>> Begin INFORMATION SUPPLIED

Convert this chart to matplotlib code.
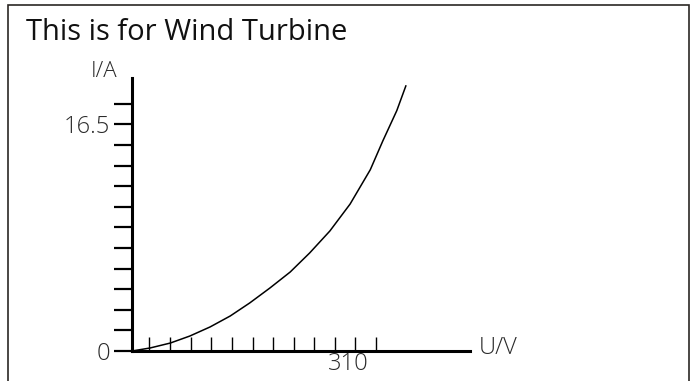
import matplotlib.pyplot as plt
from matplotlib.patches import Rectangle
from matplotlib.transforms import blended_transform_factory

# U-I characteristic of the turbine generator
voltage = [0, 26, 55, 83, 112, 141, 169, 198, 227, 255, 284, 313, 342, 360, 380, 393]
current = [0, 0.22, 0.58, 1.09, 1.75, 2.55, 3.50, 4.59, 5.75, 7.14, 8.74, 10.7, 13.2, 15.3, 17.5, 19.3]

y_ticks = [0, 1.5, 3, 4.5, 6, 7.5, 9, 10.5, 12, 13.5, 15, 16.5, 18]
y_labels = ['0', '', '', '', '', '', '', '', '', '', '', '16.5', '']
x_ticks = [24, 54, 84, 113, 143, 173, 202, 232, 261, 291, 320, 350]
x_mark = 310

plt.rcParams['font.family'] = ['Open Sans', 'DejaVu Sans']
txt = '#2a2a2a'

fig = plt.figure(figsize=(6.91, 3.81), dpi=100)
W, H = 691, 381

# frame round the whole graphic
fig.patches.append(Rectangle((8 / W, -0.05), 681 / W, 1.05 - 4.5 / H,
                             transform=fig.transFigure, fill=False,
                             edgecolor='#2b2724', linewidth=1.2))
fig.text(26 / W, 1 - 40 / H, 'This is for Wind Turbine', fontsize=21,
         color='#111111', va='baseline', ha='left')

ax = fig.add_axes([132 / W, 30 / H, 338 / W, 273 / H])
ax.set_xlim(0, 338 * 310 / 216)
ax.set_ylim(0, 273 * 1.5 / 20.6)

ax.plot(voltage, current, color='black', linewidth=1.1)

for s in ['top', 'right']:
    ax.spines[s].set_visible(False)
for s in ['left', 'bottom']:
    ax.spines[s].set_linewidth(2.2)
    ax.spines[s].set_color('black')

ax.set_yticks(y_ticks)
ax.set_yticklabels(y_labels)
ax.tick_params(axis='y', direction='out', length=13, width=1.6, pad=3,
               labelsize=17, labelcolor=txt)
ax.set_xticks(x_ticks)
ax.set_xticklabels([])
ax.tick_params(axis='x', direction='in', length=10, width=1.0)
for lab in ax.get_yticklabels():
    lab.set_fontweight('light')

trans = blended_transform_factory(ax.transData, ax.transAxes)
ax.text(x_mark, -0.005, str(x_mark), transform=trans, ha='center', va='top',
        fontsize=17, color=txt, fontweight='light')
ax.text(1.025, 0.01, 'U/V', transform=ax.transAxes, ha='left', va='center',
        fontsize=17, color=txt, fontweight='light')
ax.text(-0.042, 1.025, 'I/A', transform=ax.transAxes, ha='right', va='center',
        fontsize=16, color=txt, fontweight='light')

fig.savefig('out.png', dpi=100)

>> End INFORMATION SUPPLIED

SHORT EXERCISE » Reproduce the material above exactly, first line through the line that contains "W, H = 691, 381", minus the pictures.

CORRECT ANSWER »
Convert this chart to matplotlib code.
import matplotlib.pyplot as plt
from matplotlib.patches import Rectangle
from matplotlib.transforms import blended_transform_factory

# U-I characteristic of the turbine generator
voltage = [0, 26, 55, 83, 112, 141, 169, 198, 227, 255, 284, 313, 342, 360, 380, 393]
current = [0, 0.22, 0.58, 1.09, 1.75, 2.55, 3.50, 4.59, 5.75, 7.14, 8.74, 10.7, 13.2, 15.3, 17.5, 19.3]

y_ticks = [0, 1.5, 3, 4.5, 6, 7.5, 9, 10.5, 12, 13.5, 15, 16.5, 18]
y_labels = ['0', '', '', '', '', '', '', '', '', '', '', '16.5', '']
x_ticks = [24, 54, 84, 113, 143, 173, 202, 232, 261, 291, 320, 350]
x_mark = 310

plt.rcParams['font.family'] = ['Open Sans', 'DejaVu Sans']
txt = '#2a2a2a'

fig = plt.figure(figsize=(6.91, 3.81), dpi=100)
W, H = 691, 381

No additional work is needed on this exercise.